Он ушел, размашисто шагая вдоль факелов, апельсиновых и лимонных деревьев.

* * *

Рано утром я отправился на смотр, которому надлежало увенчать медовый месяц Черчилля и де Голля. В 9 часов с маленького деревянного помоста у пыльной ленты дороги генерал и премьер-министр смотрели, как проходят войска.

Черчилль прибыл в открытой машине. Насупившись и втянув голову в плечи, он ринулся на помост, растолкав бурнусы и мундиры. Рукопожатие, которым обменялись оба великих мужа, напоминало рукопожатие Александра и Наполеона в Тильзите. Черчилль пренебрег стулом, который поставили для него на случай, если он почувствует недомогание. Я смотрю на обоих великих мужей. Де Голль, как всегда, выше своей судьбы. Его с важным видом оберегает Палевски. Массивный Черчилль напоминает пресс-папье. Хотя премьер-министр и не совсем оправился от болезни, он по-прежнему круглый и плотный, а де Голль - длинный и рыхлый. До конца смотра Клеманс и Мери Черчилль не спускали с премьера преданных глаз, иногда косясь на стул, на который они хотели бы его усадить.

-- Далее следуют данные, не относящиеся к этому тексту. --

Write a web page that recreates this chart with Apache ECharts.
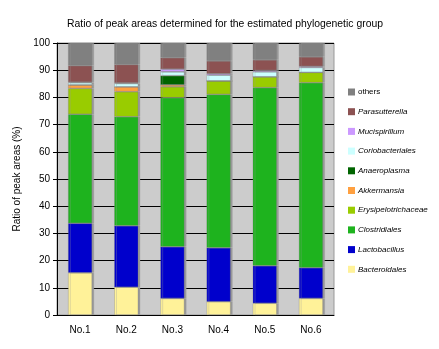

На следующий день в 10 часов генерал улетел, а меня пригласили на виллу "Тэйлор" - резиденцию английского премьера. На террасе я увидел семью Даффа Купера, дружбой которого я очень дорожил (Дафф Купер, посол в Алжире, был миротворцем в спорах двух великих мужей), Макмиллана, кажется возвращавшегося, из Египта в Англию, Клеманс и Мери Черчилль. Диана Купер, несмотря на свою соломенную шляпу и вуалетку, словно сошла с портрета Россетти.

Зима стояла мягкая, как май в Иль-де-Франс. Адъютант провел меня через полутемный зал. Открылась дверь. Черчилль лежал в постели с сигарой во рту. Сиделка поднялась и вышла. Комната была маленькая, белая и голая, как больничная палата.

Смутившись, я запнулся на первых же английских словах. Мне хорошо запомнились все подробности встречи с премьер-министром и он сам - таким, каким я его тогда увидел: анфас бульдога, череп, покрытый редкими тонкими волосами, полные руки, живые глаза на неподвижном, помятом лице. Черчилль походил и на новорожденного и на старика. Он выбрасывал короткие фразы одновременно через нос и через рот. Могло показаться, что он перескакивает от одной мысли к другой, но на самом деле он хорошо знал, куда клонит.

Восстановить в памяти его мысли и слова нетрудно - достаточно пробежать длинные телеграфные отчеты о наших беседах, которые я тогда посылал. Черчилль удовлетворен переговорами с де Голлем; он восторженно отзывается о генерале и о миссии, которую тот взял на себя. Однако в телеграмме сказано: "Черчилль с горечью добавляет, что со времени занятия Сирии генерал постоянно выказывает острую неприязнь к иностранцам и агрессивную враждебность по отношению к нему, Черчиллю.